Swirling instability suppression through a honeycomb-like grid in a giant hydraulic turbine

With the large-scale integration of renewable energy into power grids, large hydraulic turbines serving as critical grid regulators must expand their operating ranges and enhance regulation flexibility. This operational requirement forces the units to operate under off-design conditions for extended periods, consequently inducing swirling flow instability such as spiral vortex ropes and low-frequency high-amplitude pressure pulsations in draft tubes, which significantly compromise unit operational safety and grid regulation reliability. This paper investigates the use of a honeycomb-like grid in the draft tube to evaluate its effectiveness in suppressing pressure pulsations induced by vortex ropes. Results indicate that a honeycomb-like grid effectively breaks down large-scale vortices into small-scale turbulent structures while dissipating kinetic energy. Furthermore, it promotes significantly enhances pressure field uniformity, and suppresses eccentric motion of the swirling flows.

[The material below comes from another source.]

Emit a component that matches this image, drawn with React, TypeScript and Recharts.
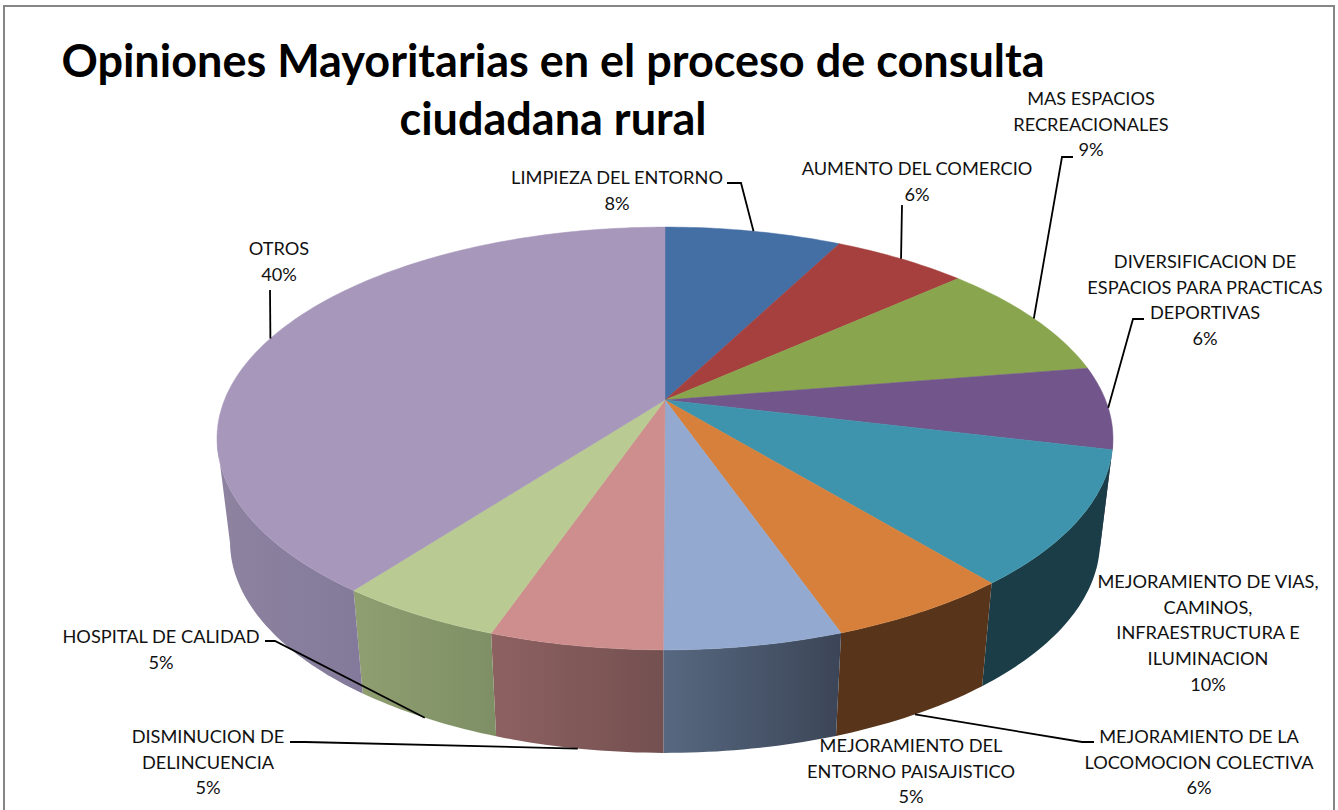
import { PieChart, Pie } from 'recharts';

const categories = [
  'LIMPIEZA DEL ENTORNO',
  'AUMENTO DEL COMERCIO',
  'MAS ESPACIOS RECREACIONALES',
  'DIVERSIFICACION DE ESPACIOS PARA PRACTICAS DEPORTIVAS',
  'MEJORAMIENTO DE VIAS, CAMINOS, INFRAESTRUCTURA E ILUMINACION',
  'MEJORAMIENTO DE LA LOCOMOCION COLECTIVA',
  'MEJORAMIENTO DEL ENTORNO PAISAJISTICO',
  'DISMINUCION DE DELINCUENCIA',
  'HOSPITAL DE CALIDAD',
  'OTROS',
];
const values = [7.6, 5.8, 9.05, 6.3, 10.25, 5.63, 5.42, 5.25, 5.03, 39.67];
const percentLabels = ['8%', '6%', '9%', '6%', '10%', '6%', '5%', '5%', '5%', '40%'];

const data = categories.map((name, i) => ({ name, value: values[i] }));

// colores de la cara superior y degradado de la pared
const topColors = ['#446FA5', '#A5403E', '#89A54E', '#71558B', '#3F94AD', '#D7803B', '#93A9CF', '#CE8E8D', '#B9CB92', '#A797BB'];
const wallFrom = ['#2A4566', '#672827', '#556630', '#463556', '#1A3D47', '#57341A', '#566880', '#8E6161', '#8F9F70', '#8E84A0'];
const wallTo = ['#2A4566', '#672827', '#556630', '#463556', '#1A3D47', '#57341A', '#3C4557', '#745050', '#7E8F66', '#83799A'];

// caja de cada etiqueta: lineas, centro, primera linea y codo de la guia
const labelLayout = [
  { lines: ['LIMPIEZA DEL ENTORNO'], x: 617, y: 177, elbow: [[727, 183], [741, 183]] },
  { lines: ['AUMENTO DEL COMERCIO'], x: 917, y: 168, elbow: [[902, 205]] },
  { lines: ['MAS ESPACIOS', 'RECREACIONALES'], x: 1091, y: 98, elbow: [[1073, 157], [1062, 157]] },
  { lines: ['DIVERSIFICACION DE', 'ESPACIOS PARA PRACTICAS', 'DEPORTIVAS'], x: 1205, y: 261, elbow: [[1144, 319], [1133, 319]] },
  { lines: ['MEJORAMIENTO DE VIAS,', 'CAMINOS,', 'INFRAESTRUCTURA E', 'ILUMINACION'], x: 1208, y: 581, elbow: [] },
  { lines: ['MEJORAMIENTO DE LA', 'LOCOMOCION COLECTIVA'], x: 1199, y: 736, elbow: [[1094, 742], [1082, 742]], onWall: true },
  { lines: ['MEJORAMIENTO DEL', 'ENTORNO PAISAJISTICO'], x: 911, y: 745, elbow: [] },
  { lines: ['DISMINUCION DE', 'DELINCUENCIA'], x: 208, y: 736, elbow: [[290, 742], [305, 742]], onWall: true },
  { lines: ['HOSPITAL DE CALIDAD'], x: 161, y: 636, elbow: [[265, 641], [275, 641]], onWall: true },
  { lines: ['OTROS'], x: 279, y: 248, elbow: [[270, 290]] },
];

const FONT = 'Lato, sans-serif';
const TILT = 0.464;
const PERSPECTIVE = 0.182;
const WALL_DROP = 103;
const WALL_SCALE = 0.971;
const RAD = Math.PI / 180;

// proyecta un angulo de la torta sobre el disco inclinado
function project(cx: number, cy: number, r: number, angle: number, lower = false) {
  const u = Math.cos(angle * RAD);
  const v = Math.sin(angle * RAD);
  const s = 1 / (1 + PERSPECTIVE * v);
  const dx = r * u * s;
  const dy = -r * TILT * v * s;
  return lower
    ? [cx + dx * WALL_SCALE, cy + dy + WALL_DROP]
    : [cx + dx, cy + dy];
}

function arcPoints(p: any, lower = false) {
  const pts: number[][] = [];
  const steps = Math.max(2, Math.ceil(Math.abs(p.endAngle - p.startAngle)));
  for (let i = 0; i <= steps; i++) {
    const a = p.startAngle + ((p.endAngle - p.startAngle) * i) / steps;
    pts.push([a, ...project(p.cx, p.cy, p.outerRadius, a, lower)]);
  }
  return pts;
}

const toPath = (pts: number[][]) => pts.map((q, i) => `${i ? 'L' : 'M'}${q[0].toFixed(1)} ${q[1].toFixed(1)}`).join(' ');

function TopFace(props: any) {
  const idx = categories.indexOf(props.name);
  const rim = arcPoints(props).map((q) => [q[1], q[2]]);
  return <path d={`${toPath([[props.cx, props.cy], ...rim])} Z`} fill={topColors[idx]} stroke={topColors[idx]} strokeWidth={0.5} />;
}

function WallFace(props: any) {
  const idx = categories.indexOf(props.name);
  // solo se ve la pared por debajo de la silueta del disco
  const front = (q: number[]) => Math.sin(q[0] * RAD) < -PERSPECTIVE;
  const upper = arcPoints(props).filter(front).map((q) => [q[1], q[2]]);
  const lower = arcPoints(props, true).filter(front).map((q) => [q[1], q[2]]);
  if (upper.length < 2) return null;
  return <path d={`${toPath([...upper, ...lower.reverse()])} Z`} fill={`url(#wall${idx})`} />;
}

function SliceLabel(props: any) {
  const { cx, cy, outerRadius, midAngle } = props;
  const idx = categories.indexOf(props.name);
  const box = labelLayout[idx];
  const anchor = project(cx, cy, outerRadius, midAngle, !!box.onWall);
  const lines = [...box.lines, percentLabels[idx]];
  return (
    <g>
      {box.elbow.length > 0 && (
        <polyline
          points={[...box.elbow, anchor].map((q) => q.join(',')).join(' ')}
          fill="none"
          stroke="#000"
          strokeWidth={1.8}
        />
      )}
      <text textAnchor="middle" fontFamily={FONT} fontSize={18.2} fill="#111">
        {lines.map((line, i) => (
          <tspan key={i} x={box.x} y={box.y + i * 25.7} dominantBaseline="central">{line}</tspan>
        ))}
      </text>
    </g>
  );
}

export default function App() {
  return (
    <div style={{ position: 'absolute', left: 0, top: 0, width: 1338, height: 810, overflow: 'hidden', background: '#fff' }}>
      <div style={{ position: 'absolute', left: 3, top: 5, width: 1328, height: 900, border: '2px solid #868686' }} />
      <div
        style={{
          position: 'absolute',
          left: 0,
          top: 31,
          width: 1106,
          textAlign: 'center',
          fontFamily: FONT,
          fontWeight: 700,
          fontSize: 45,
          lineHeight: '58px',
          color: '#000',
        }}
      >
        Opiniones Mayoritarias en el proceso de consulta
        <br />
        ciudadana rural
      </div>
      <div style={{ position: 'absolute', left: 0, top: 0 }}>
        <PieChart width={1338} height={810} margin={{ top: 0, right: 0, bottom: 0, left: 0 }}>
          <defs>
            {categories.map((_, i) => (
              <linearGradient key={i} id={`wall${i}`} x1="0" y1="0" x2="1" y2="0">
                <stop offset="0%" stopColor={wallFrom[i]} />
                <stop offset="100%" stopColor={wallTo[i]} />
              </linearGradient>
            ))}
          </defs>
          {/* paredes primero, la cara superior las tapa */}
          <Pie
            data={data}
            dataKey="value"
            nameKey="name"
            cx={665}
            cy={400}
            outerRadius={440.5}
            startAngle={90}
            endAngle={-270}
            stroke="none"
            shape={WallFace}
            isAnimationActive={false}
          />
          <Pie
            data={data}
            dataKey="value"
            nameKey="name"
            cx={665}
            cy={400}
            outerRadius={440.5}
            startAngle={90}
            endAngle={-270}
            stroke="none"
            shape={TopFace}
            label={SliceLabel}
            labelLine={false}
            isAnimationActive={false}
          />
        </PieChart>
      </div>
    </div>
  );
}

The incorporation of the honeycomb-like grid in the draft tube configuration yields significant suppression of pressure pulsations in large hydraulic turbines. Maximum dominant frequency amplitude reductions of 97.4 % at the draft tube center (observed at 93 % of monitoring points), 89.7 % along the wall (87 % of points), and 42.5 % in the vaneless region, while simultaneously eliminating broadband spectral components. Thus, the use of the honeycomb-like grid can broaden the stable operating range of hydraulic turbines.